El desértico paisaje de las calles de las principales ciudades de Brasil nada tiene que ver con la instantánea de un mes atrás, cuando miles de personas salieron a manifestarse a favor y en contra del Gobierno mientras la Cámara de Diputados votaba sobre la apertura de un juicio político para destituir a la mandataria.
Entonces, los brasileños se volcaron en masa en las calles, termómetro de la profunda crisis que atraviesa el gigante suramericano, y evidenciaron la profunda brecha que se ha instalado, poco a poco, en la sociedad.
Sin embargo, hoy la postal de la calle es totalmente diferente.
En Brasilia, la capital del país y sede del Congreso, algunos centenares de personas se congregaron en la Explanada de los Ministerios, una amplio paseo que reúne los poderes públicos y en el que se volvió a instalar una valla metálica de 1.000 metros de extensión para separar a los detractores y simpatizantes del Gobierno en previsión de posibles incidentes.
Esta vez no hubo pantallas gigantes para que el público siguiese el debate en la Cámara Alta, pero sí gas pimienta, que la Policía utilizó sobre algunos participantes en la concentración que tuvieron que ser atendidos por el personal sanitario.
En Sao Paulo, convertido en los últimos meses en una suerte de termómetro social, manifestantes a favor y en contra del «impeachment» cortaron la céntrica Avenida Paulista, enclave de la oposición y escenario de las multitudinarias protestas que el pasado marzo pidieron a gritos la destitución de Rousseff.
Mientras unos clamaron contra el «golpe» -como el Gobierno ha tildado el proceso contra la presidenta-, otros alzaron los ya famosos «pixulecos», es decir, muñecos inflables gigantes que representan a Rousseff con un antifaz de ladrona y a su antecesor y padrino político Luiz Inácio Lula da Silva vestido con traje de presidiario.
La céntrica plaza de Cinelandia fue el punto de encuentro de medio millar de manifestantes en Río de Janeiro, donde las fuerzas de seguridad tuvieron que intervenir para frenar algún incidente menor entre partidarios y detractores del Gobierno.
A diferencia de otras veces, los «coixinhas», como se conoce popularmente a quienes apoyan la destitución de Rousseff, abdicaron de la playa de Copacabana y optaron por sumarse a los «petralha», los simpatizantes del Partido de los Trabajadores, pero tras el incidente se trasladaron a la vecina plaza de la Candelária.
Así, lejos de la marabunta roja, verde y amarilla del último mes, los brasileños prefirieron hoy quedarse en sus casas a la espera de un resultado conocido a voces.

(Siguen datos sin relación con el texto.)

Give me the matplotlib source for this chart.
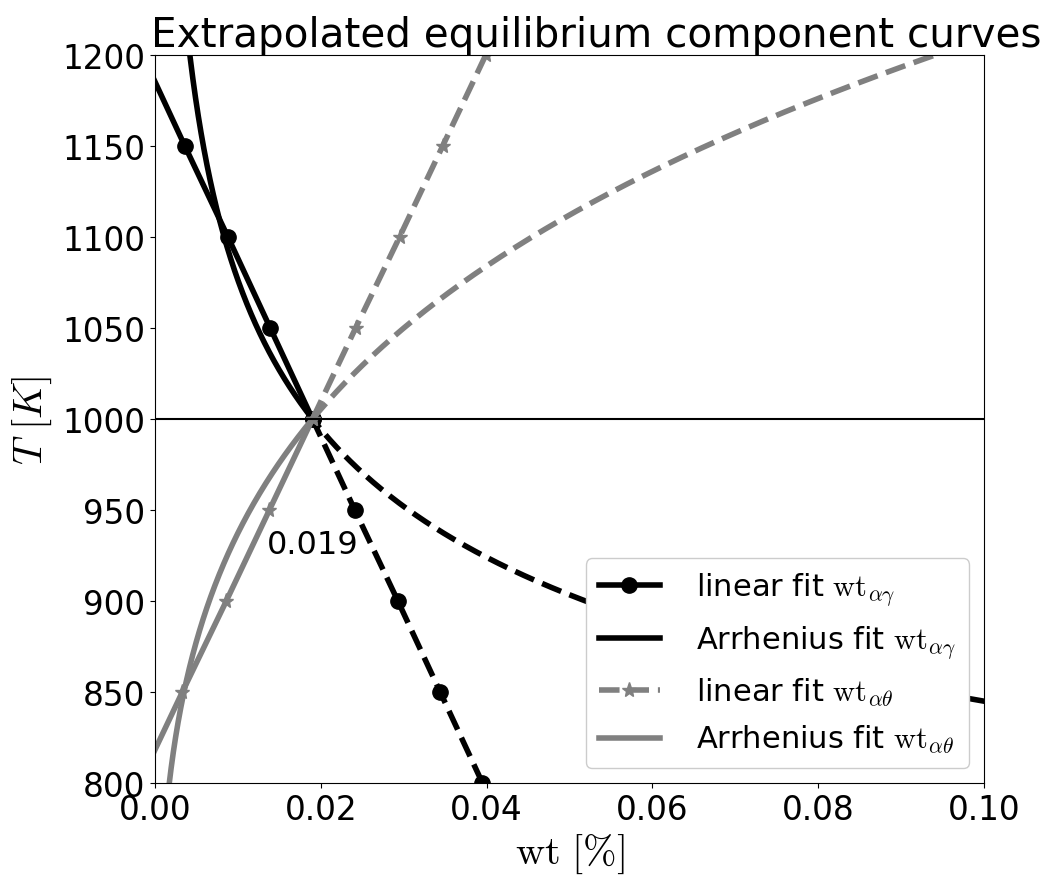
import numpy as np
import matplotlib
matplotlib.use("Agg")
import matplotlib.pyplot as plt

plt.rcParams["mathtext.fontset"] = "cm"

# Temperatures of the tabulated linear-fit points [K]
T_pts = [800, 850, 900, 950, 1000, 1050, 1100, 1150, 1200]
# Linear fit of the alpha/gamma equilibrium composition [wt %]
wt_ag_lin = [0.0395, 0.0344, 0.0293, 0.0241, 0.0190, 0.0139, 0.0088, 0.0036, -0.0015]
# Linear fit of the alpha/theta equilibrium composition [wt %]
wt_at_lin = [-0.0019, 0.0033, 0.0086, 0.0138, 0.0190, 0.0242, 0.0295, 0.0347, 0.0399]

# Arrhenius fit parameters: wt = wt_ref * exp(+-Q/R * (1/T - 1/T_ref))
T_ref = 1000.0
wt_ref = 0.019
Q_over_R_ag = 9050.0
Q_over_R_at = 9600.0

T_pts = np.array(T_pts, dtype=float)
wt_ag_lin = np.array(wt_ag_lin)
wt_at_lin = np.array(wt_at_lin)

T_lo = np.linspace(780, T_ref, 400)
T_hi = np.linspace(T_ref, 1220, 400)


def arr_ag(T):
    return wt_ref * np.exp(Q_over_R_ag * (1.0 / T - 1.0 / T_ref))


def arr_at(T):
    return wt_ref * np.exp(-Q_over_R_at * (1.0 / T - 1.0 / T_ref))


fig = plt.figure(figsize=(10.45, 8.79), dpi=100)
ax = fig.add_axes([155 / 1045, 1 - 784 / 879, (984 - 155) / 1045, (784 - 56) / 879])

lw = 4
gray = "#808080"
hi = T_pts >= T_ref
lo = T_pts <= T_ref

# alpha/gamma: solid above the reference temperature, dashed below
ax.plot(wt_ag_lin[hi], T_pts[hi], color="k", lw=lw, marker="o", ms=11,
        label=r"linear fit $\mathrm{wt}_{\alpha\gamma}$")
ax.plot(wt_ag_lin[lo], T_pts[lo], color="k", lw=lw, ls="--", marker="o", ms=11)
ax.plot(arr_ag(T_hi), T_hi, color="k", lw=lw,
        label=r"Arrhenius fit $\mathrm{wt}_{\alpha\gamma}$")
ax.plot(arr_ag(T_lo), T_lo, color="k", lw=lw, ls="--")

# alpha/theta: solid below the reference temperature, dashed above
ax.plot(wt_at_lin[hi], T_pts[hi], color=gray, lw=lw, ls="--", marker="*", ms=11,
        label=r"linear fit $\mathrm{wt}_{\alpha\theta}$")
ax.plot(wt_at_lin[lo], T_pts[lo], color=gray, lw=lw, marker="*", ms=11)
ax.plot(arr_at(T_lo), T_lo, color=gray, lw=lw,
        label=r"Arrhenius fit $\mathrm{wt}_{\alpha\theta}$")
ax.plot(arr_at(T_hi), T_hi, color=gray, lw=lw, ls="--")

ax.axhline(T_ref, color="k", lw=1.5)
ax.text(wt_ref, 931, f"{wt_ref:.3f}", fontsize=23, ha="center", va="center")

ax.set_xlim(0, 0.1)
ax.set_ylim(800, 1200)
ax.set_xticks(np.arange(0, 0.1001, 0.02))
ax.set_yticks(np.arange(800, 1201, 50))
ax.tick_params(labelsize=23.5)
ax.set_xlabel(r"$\mathrm{wt}\ [\%]$", fontsize=29)
ax.set_ylabel(r"$T\ [K]$", fontsize=29, labelpad=6)
ax.set_title("Extrapolated equilibrium component curves", fontsize=29.2, x=0.532)
ax.legend(loc="lower right", fontsize=22, framealpha=1, handletextpad=1.2)

fig.savefig("out.png", dpi=100)
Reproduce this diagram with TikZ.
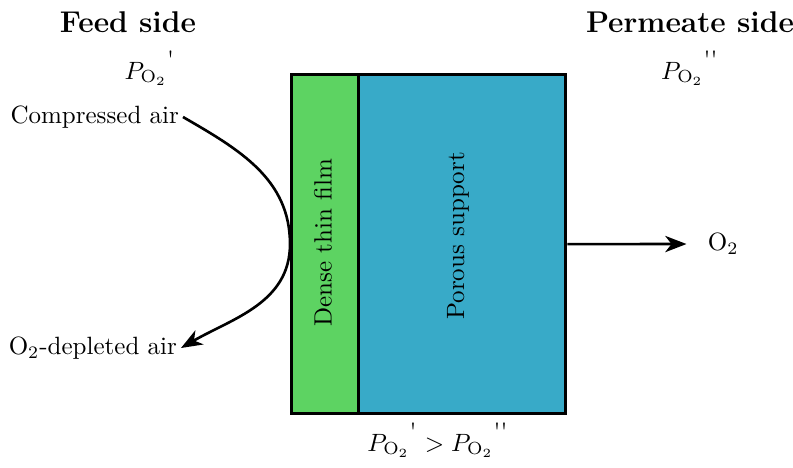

Incluso el gobernante Partido de los Trabajadores (PT) ha insinuado ya que el proceso que debate el Senado no tiene marcha atrás y que Rousseff será, seguramente, sometida a un juicio político.
La propia jefa de Estado ha acelerado la mudanza de sus pertenencias personales, como cuadros o adornos que tenía en su despacho presidencial y que trasladó al Palacio de la Alvorada, la residencia oficial donde pasará los 180 días que podría durar el proceso y durante los cuales sería apartada del poder.
Pero ese probable escenario sólo se dará si una mayoría simple de 41 senadores votan a favor de aprobar el juicio y, de momento, una abrumadora mayoría de los parlamentarios que ha tomado la palabra ya han trasladado su intención de así hacerlo.
Si la votación, que puede alargarse hasta entrada la madrugada de este jueves, concluye que la mandataria debe ser sometida a un juicio político, asumirá el cargo durante los próximos 180 días el vicepresidente Michel Temer, que ya tiene a buena parte de Brasil en vilo a la espera del nuevo gabinete de Gobierno.
Transcurridos seis meses, el tiempo que tomará el Senado en decidir sobre el proceso, Rousseff podría volver al cargo si resulta exonerada o ser destituida, en cuyo caso, Temer dejaría la interinidad y asumiría hasta las próximas elecciones, en 2018.